BEGIN Available data

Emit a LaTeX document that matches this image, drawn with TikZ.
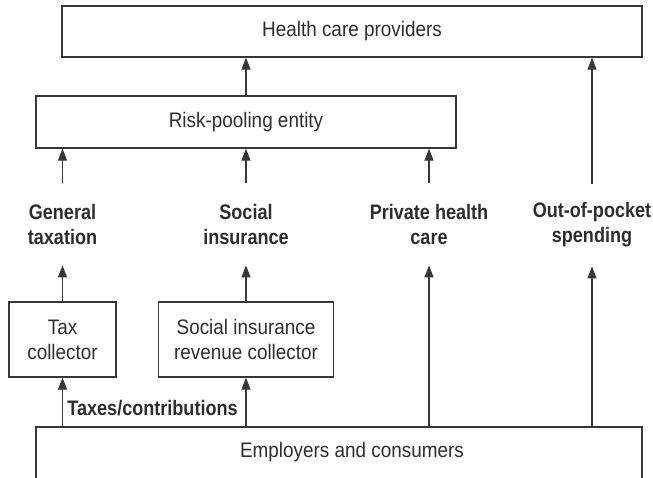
\documentclass[tikz,border=0pt]{standalone}
\usepackage{fontspec}
\setmainfont[FakeStretch=0.9, BoldFeatures={FakeStretch=0.86}]{Liberation Sans}
\usetikzlibrary{arrows.meta}
\definecolor{FlowGray}{RGB}{55,55,55}
\definecolor{TextGray}{RGB}{45,45,45}

\begin{document}
\begin{tikzpicture}[x=0.5pt, y=-0.5pt,
    every node/.style={font=\fontsize{10.5}{12.5}\selectfont, text=TextGray},
    box/.style={draw=FlowGray, line width=0.6pt, align=center, inner sep=0pt},
    source/.style={font=\fontsize{10.5}{12.5}\selectfont\bfseries, align=center, minimum height=41pt, inner sep=0pt},
    flow/.style={draw=FlowGray, line width=0.6pt, -{Triangle[length=6pt, width=4.5pt]}}]
\useasboundingbox (0,0) rectangle (653,477);
%Providers and pool
\node[box, minimum width=290pt, minimum height=25.5pt] (providers) at (352,31.5) {Health care providers};
\node[box, minimum width=210pt, minimum height=26pt] (pool) at (246,122) {Risk-pooling entity};
%Sources
\node[source] (gentax) at (62.5,224) {General\\taxation};
\node[source] (socins) at (246,224) {Social\\insurance};
\node[source] (private) at (429,224) {Private health\\care};
\node[source] (oop) at (592,225) {Out-of-pocket\\spending};
%Collectors
\node[box, minimum width=53.5pt, minimum height=37.5pt] (taxcol) at (62.5,339.5) {Tax\\collector};
\node[box, minimum width=87.5pt, minimum height=37.5pt] (sicol) at (246,339.5) {Social insurance\\revenue collector};
%Employers, open at the bottom
\draw[draw=FlowGray, line width=0.6pt] (36,480) |- (642,427) -- (642,480);
\node (employers) at (352,452) {Employers and consumers};
\coordinate (emptax) at (62.5,427);
\coordinate (empsi) at (246,427);
\coordinate (empprivate) at (429,427);
\coordinate (empoop) at (592,427);
\node[font=\fontsize{10.5}{12.5}\selectfont\bfseries, anchor=west, inner sep=0pt] (taxes) at (67,408) {Taxes/contributions};

%Flows
\draw[flow] (emptax) -- (taxcol.south);
\draw[flow] (empsi) -- (sicol.south);
\draw[flow] (empprivate) -- (private.south);
\draw[flow] (empoop) -- (oop.south);
\draw[flow] (taxcol.north) -- (gentax.south);
\draw[flow] (sicol.north) -- (socins.south);
\draw[flow] (gentax.north) -- (gentax.north |- pool.south);
\draw[flow] (socins.north) -- (socins.north |- pool.south);
\draw[flow] (private.north) -- (private.north |- pool.south);
\draw[flow] (oop.north) -- (oop.north |- providers.south);
\draw[flow] (pool.north) -- (pool.north |- providers.south);
\end{tikzpicture}
\end{document}
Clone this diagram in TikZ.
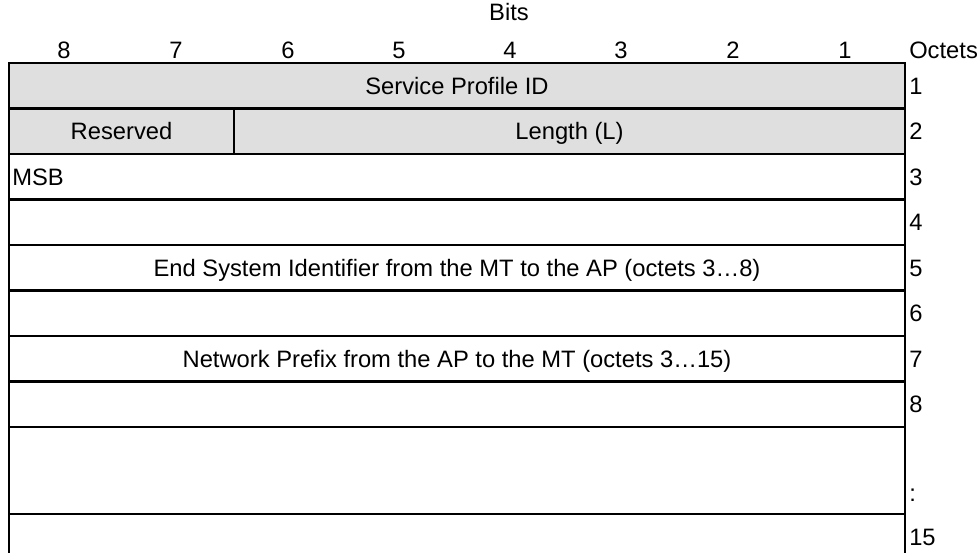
\documentclass[tikz,border=0pt]{standalone}
\usepackage{fontspec}
\setmainfont{Liberation Sans}
\begin{document}
\begin{tikzpicture}[x=0.75pt,y=-0.75pt,
  frame/.style={line width=1.6pt},
  txt/.style={font=\fontsize{17.8}{20}\selectfont, inner sep=0pt,
              text height=12.75pt, text depth=0pt},
  cell/.style={txt},
  octet/.style={txt, anchor=west},
  bit/.style={txt}]
\useasboundingbox (0,0) rectangle (980,553);
\definecolor{hdrgray}{RGB}{223,223,223}
% shaded header rows
\fill[hdrgray] (9,63) rectangle (905,154);
% horizontal rules
\foreach \y in {63,108.5,154,199.5,245,290.5,336,381.5,427,514}
  \draw[frame] (9,\y) -- (905,\y);
% outer verticals (table continues past the lower edge)
\draw[frame] (9,62.2) -- (9,553);
\draw[frame] (905,62.2) -- (905,553);
% reserved / length divider
\draw[frame] (234,108.5) -- (234,154);
% header
\node[bit] (bits) at (509,12) {Bits};
\foreach \b/\x in {8/64,7/176,6/288,5/399,4/510,3/621,2/733,1/845}
  \node[bit] (b\b) at (\x,49.5) {\b};
\node[octet] (oct) at (909,49.5) {Octets};
% field labels
\node[cell] (spid) at (457,86) {Service Profile ID};
\node[cell] (res) at (121.5,131) {Reserved};
\node[cell] (len) at (569.5,131) {Length (L)};
\node[cell, anchor=west] (msb) at (12,177) {MSB};
\node[cell] (esi) at (457,268) {End System Identifier from the MT to the AP (octets 3…8)};
\node[cell] (np) at (457,359) {Network Prefix from the AP to the MT (octets 3…15)};
% octet numbers
\foreach \n/\y in {1/86,2/131,3/177,4/222,5/268,6/313,7/359,8/404,15/537}
  \node[octet] (o\n) at (909,\y) {\n};
\node[octet] (odots) at (909,493) {:};
\end{tikzpicture}
\end{document}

END Available data

Exercise details: Omit the pictures, and quote the material above exactly as given.

Solution below:
Emit a LaTeX document that matches this image, drawn with TikZ.
\documentclass[tikz,border=0pt]{standalone}
\usepackage{fontspec}
\setmainfont[FakeStretch=0.9, BoldFeatures={FakeStretch=0.86}]{Liberation Sans}
\usetikzlibrary{arrows.meta}
\definecolor{FlowGray}{RGB}{55,55,55}
\definecolor{TextGray}{RGB}{45,45,45}

\begin{document}
\begin{tikzpicture}[x=0.5pt, y=-0.5pt,
    every node/.style={font=\fontsize{10.5}{12.5}\selectfont, text=TextGray},
    box/.style={draw=FlowGray, line width=0.6pt, align=center, inner sep=0pt},
    source/.style={font=\fontsize{10.5}{12.5}\selectfont\bfseries, align=center, minimum height=41pt, inner sep=0pt},
    flow/.style={draw=FlowGray, line width=0.6pt, -{Triangle[length=6pt, width=4.5pt]}}]
\useasboundingbox (0,0) rectangle (653,477);
%Providers and pool
\node[box, minimum width=290pt, minimum height=25.5pt] (providers) at (352,31.5) {Health care providers};
\node[box, minimum width=210pt, minimum height=26pt] (pool) at (246,122) {Risk-pooling entity};
%Sources
\node[source] (gentax) at (62.5,224) {General\\taxation};
\node[source] (socins) at (246,224) {Social\\insurance};
\node[source] (private) at (429,224) {Private health\\care};
\node[source] (oop) at (592,225) {Out-of-pocket\\spending};
%Collectors
\node[box, minimum width=53.5pt, minimum height=37.5pt] (taxcol) at (62.5,339.5) {Tax\\collector};
\node[box, minimum width=87.5pt, minimum height=37.5pt] (sicol) at (246,339.5) {Social insurance\\revenue collector};
%Employers, open at the bottom
\draw[draw=FlowGray, line width=0.6pt] (36,480) |- (642,427) -- (642,480);
\node (employers) at (352,452) {Employers and consumers};
\coordinate (emptax) at (62.5,427);
\coordinate (empsi) at (246,427);
\coordinate (empprivate) at (429,427);
\coordinate (empoop) at (592,427);
\node[font=\fontsize{10.5}{12.5}\selectfont\bfseries, anchor=west, inner sep=0pt] (taxes) at (67,408) {Taxes/contributions};

%Flows
\draw[flow] (emptax) -- (taxcol.south);
\draw[flow] (empsi) -- (sicol.south);
\draw[flow] (empprivate) -- (private.south);
\draw[flow] (empoop) -- (oop.south);
\draw[flow] (taxcol.north) -- (gentax.south);
\draw[flow] (sicol.north) -- (socins.south);
\draw[flow] (gentax.north) -- (gentax.north |- pool.south);
\draw[flow] (socins.north) -- (socins.north |- pool.south);
\draw[flow] (private.north) -- (private.north |- pool.south);
\draw[flow] (oop.north) -- (oop.north |- providers.south);
\draw[flow] (pool.north) -- (pool.north |- providers.south);
\end{tikzpicture}
\end{document}
Clone this diagram in TikZ.
\documentclass[tikz,border=0pt]{standalone}
\usepackage{fontspec}
\setmainfont{Liberation Sans}
\begin{document}
\begin{tikzpicture}[x=0.75pt,y=-0.75pt,
  frame/.style={line width=1.6pt},
  txt/.style={font=\fontsize{17.8}{20}\selectfont, inner sep=0pt,
              text height=12.75pt, text depth=0pt},
  cell/.style={txt},
  octet/.style={txt, anchor=west},
  bit/.style={txt}]
\useasboundingbox (0,0) rectangle (980,553);
\definecolor{hdrgray}{RGB}{223,223,223}
% shaded header rows
\fill[hdrgray] (9,63) rectangle (905,154);
% horizontal rules
\foreach \y in {63,108.5,154,199.5,245,290.5,336,381.5,427,514}
  \draw[frame] (9,\y) -- (905,\y);
% outer verticals (table continues past the lower edge)
\draw[frame] (9,62.2) -- (9,553);
\draw[frame] (905,62.2) -- (905,553);
% reserved / length divider
\draw[frame] (234,108.5) -- (234,154);
% header
\node[bit] (bits) at (509,12) {Bits};
\foreach \b/\x in {8/64,7/176,6/288,5/399,4/510,3/621,2/733,1/845}
  \node[bit] (b\b) at (\x,49.5) {\b};
\node[octet] (oct) at (909,49.5) {Octets};
% field labels
\node[cell] (spid) at (457,86) {Service Profile ID};
\node[cell] (res) at (121.5,131) {Reserved};
\node[cell] (len) at (569.5,131) {Length (L)};
\node[cell, anchor=west] (msb) at (12,177) {MSB};
\node[cell] (esi) at (457,268) {End System Identifier from the MT to the AP (octets 3…8)};
\node[cell] (np) at (457,359) {Network Prefix from the AP to the MT (octets 3…15)};
% octet numbers
\foreach \n/\y in {1/86,2/131,3/177,4/222,5/268,6/313,7/359,8/404,15/537}
  \node[octet] (o\n) at (909,\y) {\n};
\node[octet] (odots) at (909,493) {:};
\end{tikzpicture}
\end{document}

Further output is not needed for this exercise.